EXERCISE PROMPT — Write out the full listing again, exactly as it stands.

==== DATA EXCERPT

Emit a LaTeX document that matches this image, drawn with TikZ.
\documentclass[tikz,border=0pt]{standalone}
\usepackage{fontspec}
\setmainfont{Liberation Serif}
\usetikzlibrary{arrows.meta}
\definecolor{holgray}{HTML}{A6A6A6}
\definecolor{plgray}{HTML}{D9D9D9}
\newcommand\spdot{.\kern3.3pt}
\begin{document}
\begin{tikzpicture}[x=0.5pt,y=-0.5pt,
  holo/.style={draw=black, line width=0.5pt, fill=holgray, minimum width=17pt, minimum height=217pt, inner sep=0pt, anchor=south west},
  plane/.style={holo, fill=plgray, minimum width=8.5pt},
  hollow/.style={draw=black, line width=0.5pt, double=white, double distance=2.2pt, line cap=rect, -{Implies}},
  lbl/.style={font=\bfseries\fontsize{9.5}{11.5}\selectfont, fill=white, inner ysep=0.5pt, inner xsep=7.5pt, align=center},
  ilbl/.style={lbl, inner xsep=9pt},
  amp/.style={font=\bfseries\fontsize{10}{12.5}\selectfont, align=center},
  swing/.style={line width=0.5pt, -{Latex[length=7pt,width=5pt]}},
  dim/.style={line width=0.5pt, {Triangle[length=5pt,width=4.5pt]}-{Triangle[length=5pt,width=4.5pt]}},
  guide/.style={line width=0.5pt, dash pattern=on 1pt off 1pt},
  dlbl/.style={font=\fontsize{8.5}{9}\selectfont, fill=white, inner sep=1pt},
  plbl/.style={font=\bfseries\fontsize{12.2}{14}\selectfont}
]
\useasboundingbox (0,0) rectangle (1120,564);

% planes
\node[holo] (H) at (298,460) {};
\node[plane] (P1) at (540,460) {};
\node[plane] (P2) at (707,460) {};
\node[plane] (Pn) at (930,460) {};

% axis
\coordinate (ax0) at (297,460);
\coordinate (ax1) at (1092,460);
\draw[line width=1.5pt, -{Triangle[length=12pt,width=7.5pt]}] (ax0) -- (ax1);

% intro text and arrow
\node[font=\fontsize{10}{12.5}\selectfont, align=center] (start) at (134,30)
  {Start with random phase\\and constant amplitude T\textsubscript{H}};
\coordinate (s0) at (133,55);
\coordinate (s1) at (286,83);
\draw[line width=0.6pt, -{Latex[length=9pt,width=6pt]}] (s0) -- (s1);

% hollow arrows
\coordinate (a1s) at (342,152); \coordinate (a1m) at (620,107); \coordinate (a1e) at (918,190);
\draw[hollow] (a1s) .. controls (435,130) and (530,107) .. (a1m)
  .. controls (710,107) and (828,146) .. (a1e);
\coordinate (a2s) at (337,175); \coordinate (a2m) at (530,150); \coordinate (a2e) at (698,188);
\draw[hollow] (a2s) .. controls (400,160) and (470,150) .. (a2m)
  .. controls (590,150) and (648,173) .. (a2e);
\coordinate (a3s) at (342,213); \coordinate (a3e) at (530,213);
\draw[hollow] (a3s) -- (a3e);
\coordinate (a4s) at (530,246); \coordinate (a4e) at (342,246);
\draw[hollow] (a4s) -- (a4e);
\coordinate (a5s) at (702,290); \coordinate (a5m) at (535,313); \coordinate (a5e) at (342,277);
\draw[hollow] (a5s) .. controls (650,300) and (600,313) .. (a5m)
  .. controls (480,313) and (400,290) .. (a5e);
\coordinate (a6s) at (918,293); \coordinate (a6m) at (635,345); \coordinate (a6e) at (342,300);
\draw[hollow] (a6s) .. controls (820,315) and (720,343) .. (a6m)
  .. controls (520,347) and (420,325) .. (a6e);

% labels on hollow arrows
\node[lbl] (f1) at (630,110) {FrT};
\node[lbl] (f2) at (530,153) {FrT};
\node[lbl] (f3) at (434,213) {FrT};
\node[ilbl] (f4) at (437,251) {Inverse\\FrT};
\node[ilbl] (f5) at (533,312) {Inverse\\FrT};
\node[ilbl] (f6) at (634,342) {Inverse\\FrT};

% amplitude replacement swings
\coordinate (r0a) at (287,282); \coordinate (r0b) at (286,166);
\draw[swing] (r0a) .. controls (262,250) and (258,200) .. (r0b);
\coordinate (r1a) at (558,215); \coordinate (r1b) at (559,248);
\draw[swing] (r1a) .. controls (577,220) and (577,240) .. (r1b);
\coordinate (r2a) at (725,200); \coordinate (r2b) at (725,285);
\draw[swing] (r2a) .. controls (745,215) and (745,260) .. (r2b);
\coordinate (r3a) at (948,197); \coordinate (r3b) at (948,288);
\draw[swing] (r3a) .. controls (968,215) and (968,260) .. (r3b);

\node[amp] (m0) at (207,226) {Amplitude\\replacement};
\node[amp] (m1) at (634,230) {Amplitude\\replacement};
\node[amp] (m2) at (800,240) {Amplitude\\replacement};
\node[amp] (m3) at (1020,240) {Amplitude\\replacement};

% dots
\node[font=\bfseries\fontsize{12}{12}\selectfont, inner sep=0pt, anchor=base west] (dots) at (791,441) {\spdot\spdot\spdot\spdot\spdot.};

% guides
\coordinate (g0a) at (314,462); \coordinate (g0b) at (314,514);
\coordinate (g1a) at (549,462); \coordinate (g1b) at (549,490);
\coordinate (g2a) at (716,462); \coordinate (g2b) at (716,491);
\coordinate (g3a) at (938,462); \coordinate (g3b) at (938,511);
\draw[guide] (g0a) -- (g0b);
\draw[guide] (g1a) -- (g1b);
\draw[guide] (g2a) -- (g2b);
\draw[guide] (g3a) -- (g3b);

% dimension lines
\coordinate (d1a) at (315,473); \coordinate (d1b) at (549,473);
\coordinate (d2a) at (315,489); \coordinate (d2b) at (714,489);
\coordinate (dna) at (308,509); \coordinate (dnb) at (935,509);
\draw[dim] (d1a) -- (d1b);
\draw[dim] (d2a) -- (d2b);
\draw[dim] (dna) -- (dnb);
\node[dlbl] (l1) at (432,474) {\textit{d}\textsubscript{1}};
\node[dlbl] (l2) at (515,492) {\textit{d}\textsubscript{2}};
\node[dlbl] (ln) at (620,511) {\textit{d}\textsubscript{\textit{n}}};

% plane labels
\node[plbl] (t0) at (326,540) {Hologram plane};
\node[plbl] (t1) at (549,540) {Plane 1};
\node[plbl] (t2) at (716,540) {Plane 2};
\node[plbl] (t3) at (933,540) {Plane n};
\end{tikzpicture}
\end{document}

========

CORRECT RESPONSE —
Emit a LaTeX document that matches this image, drawn with TikZ.
\documentclass[tikz,border=0pt]{standalone}
\usepackage{fontspec}
\setmainfont{Liberation Serif}
\usetikzlibrary{arrows.meta}
\definecolor{holgray}{HTML}{A6A6A6}
\definecolor{plgray}{HTML}{D9D9D9}
\newcommand\spdot{.\kern3.3pt}
\begin{document}
\begin{tikzpicture}[x=0.5pt,y=-0.5pt,
  holo/.style={draw=black, line width=0.5pt, fill=holgray, minimum width=17pt, minimum height=217pt, inner sep=0pt, anchor=south west},
  plane/.style={holo, fill=plgray, minimum width=8.5pt},
  hollow/.style={draw=black, line width=0.5pt, double=white, double distance=2.2pt, line cap=rect, -{Implies}},
  lbl/.style={font=\bfseries\fontsize{9.5}{11.5}\selectfont, fill=white, inner ysep=0.5pt, inner xsep=7.5pt, align=center},
  ilbl/.style={lbl, inner xsep=9pt},
  amp/.style={font=\bfseries\fontsize{10}{12.5}\selectfont, align=center},
  swing/.style={line width=0.5pt, -{Latex[length=7pt,width=5pt]}},
  dim/.style={line width=0.5pt, {Triangle[length=5pt,width=4.5pt]}-{Triangle[length=5pt,width=4.5pt]}},
  guide/.style={line width=0.5pt, dash pattern=on 1pt off 1pt},
  dlbl/.style={font=\fontsize{8.5}{9}\selectfont, fill=white, inner sep=1pt},
  plbl/.style={font=\bfseries\fontsize{12.2}{14}\selectfont}
]
\useasboundingbox (0,0) rectangle (1120,564);

% planes
\node[holo] (H) at (298,460) {};
\node[plane] (P1) at (540,460) {};
\node[plane] (P2) at (707,460) {};
\node[plane] (Pn) at (930,460) {};

% axis
\coordinate (ax0) at (297,460);
\coordinate (ax1) at (1092,460);
\draw[line width=1.5pt, -{Triangle[length=12pt,width=7.5pt]}] (ax0) -- (ax1);

% intro text and arrow
\node[font=\fontsize{10}{12.5}\selectfont, align=center] (start) at (134,30)
  {Start with random phase\\and constant amplitude T\textsubscript{H}};
\coordinate (s0) at (133,55);
\coordinate (s1) at (286,83);
\draw[line width=0.6pt, -{Latex[length=9pt,width=6pt]}] (s0) -- (s1);

% hollow arrows
\coordinate (a1s) at (342,152); \coordinate (a1m) at (620,107); \coordinate (a1e) at (918,190);
\draw[hollow] (a1s) .. controls (435,130) and (530,107) .. (a1m)
  .. controls (710,107) and (828,146) .. (a1e);
\coordinate (a2s) at (337,175); \coordinate (a2m) at (530,150); \coordinate (a2e) at (698,188);
\draw[hollow] (a2s) .. controls (400,160) and (470,150) .. (a2m)
  .. controls (590,150) and (648,173) .. (a2e);
\coordinate (a3s) at (342,213); \coordinate (a3e) at (530,213);
\draw[hollow] (a3s) -- (a3e);
\coordinate (a4s) at (530,246); \coordinate (a4e) at (342,246);
\draw[hollow] (a4s) -- (a4e);
\coordinate (a5s) at (702,290); \coordinate (a5m) at (535,313); \coordinate (a5e) at (342,277);
\draw[hollow] (a5s) .. controls (650,300) and (600,313) .. (a5m)
  .. controls (480,313) and (400,290) .. (a5e);
\coordinate (a6s) at (918,293); \coordinate (a6m) at (635,345); \coordinate (a6e) at (342,300);
\draw[hollow] (a6s) .. controls (820,315) and (720,343) .. (a6m)
  .. controls (520,347) and (420,325) .. (a6e);

% labels on hollow arrows
\node[lbl] (f1) at (630,110) {FrT};
\node[lbl] (f2) at (530,153) {FrT};
\node[lbl] (f3) at (434,213) {FrT};
\node[ilbl] (f4) at (437,251) {Inverse\\FrT};
\node[ilbl] (f5) at (533,312) {Inverse\\FrT};
\node[ilbl] (f6) at (634,342) {Inverse\\FrT};

% amplitude replacement swings
\coordinate (r0a) at (287,282); \coordinate (r0b) at (286,166);
\draw[swing] (r0a) .. controls (262,250) and (258,200) .. (r0b);
\coordinate (r1a) at (558,215); \coordinate (r1b) at (559,248);
\draw[swing] (r1a) .. controls (577,220) and (577,240) .. (r1b);
\coordinate (r2a) at (725,200); \coordinate (r2b) at (725,285);
\draw[swing] (r2a) .. controls (745,215) and (745,260) .. (r2b);
\coordinate (r3a) at (948,197); \coordinate (r3b) at (948,288);
\draw[swing] (r3a) .. controls (968,215) and (968,260) .. (r3b);

\node[amp] (m0) at (207,226) {Amplitude\\replacement};
\node[amp] (m1) at (634,230) {Amplitude\\replacement};
\node[amp] (m2) at (800,240) {Amplitude\\replacement};
\node[amp] (m3) at (1020,240) {Amplitude\\replacement};

% dots
\node[font=\bfseries\fontsize{12}{12}\selectfont, inner sep=0pt, anchor=base west] (dots) at (791,441) {\spdot\spdot\spdot\spdot\spdot.};

% guides
\coordinate (g0a) at (314,462); \coordinate (g0b) at (314,514);
\coordinate (g1a) at (549,462); \coordinate (g1b) at (549,490);
\coordinate (g2a) at (716,462); \coordinate (g2b) at (716,491);
\coordinate (g3a) at (938,462); \coordinate (g3b) at (938,511);
\draw[guide] (g0a) -- (g0b);
\draw[guide] (g1a) -- (g1b);
\draw[guide] (g2a) -- (g2b);
\draw[guide] (g3a) -- (g3b);

% dimension lines
\coordinate (d1a) at (315,473); \coordinate (d1b) at (549,473);
\coordinate (d2a) at (315,489); \coordinate (d2b) at (714,489);
\coordinate (dna) at (308,509); \coordinate (dnb) at (935,509);
\draw[dim] (d1a) -- (d1b);
\draw[dim] (d2a) -- (d2b);
\draw[dim] (dna) -- (dnb);
\node[dlbl] (l1) at (432,474) {\textit{d}\textsubscript{1}};
\node[dlbl] (l2) at (515,492) {\textit{d}\textsubscript{2}};
\node[dlbl] (ln) at (620,511) {\textit{d}\textsubscript{\textit{n}}};

% plane labels
\node[plbl] (t0) at (326,540) {Hologram plane};
\node[plbl] (t1) at (549,540) {Plane 1};
\node[plbl] (t2) at (716,540) {Plane 2};
\node[plbl] (t3) at (933,540) {Plane n};
\end{tikzpicture}
\end{document}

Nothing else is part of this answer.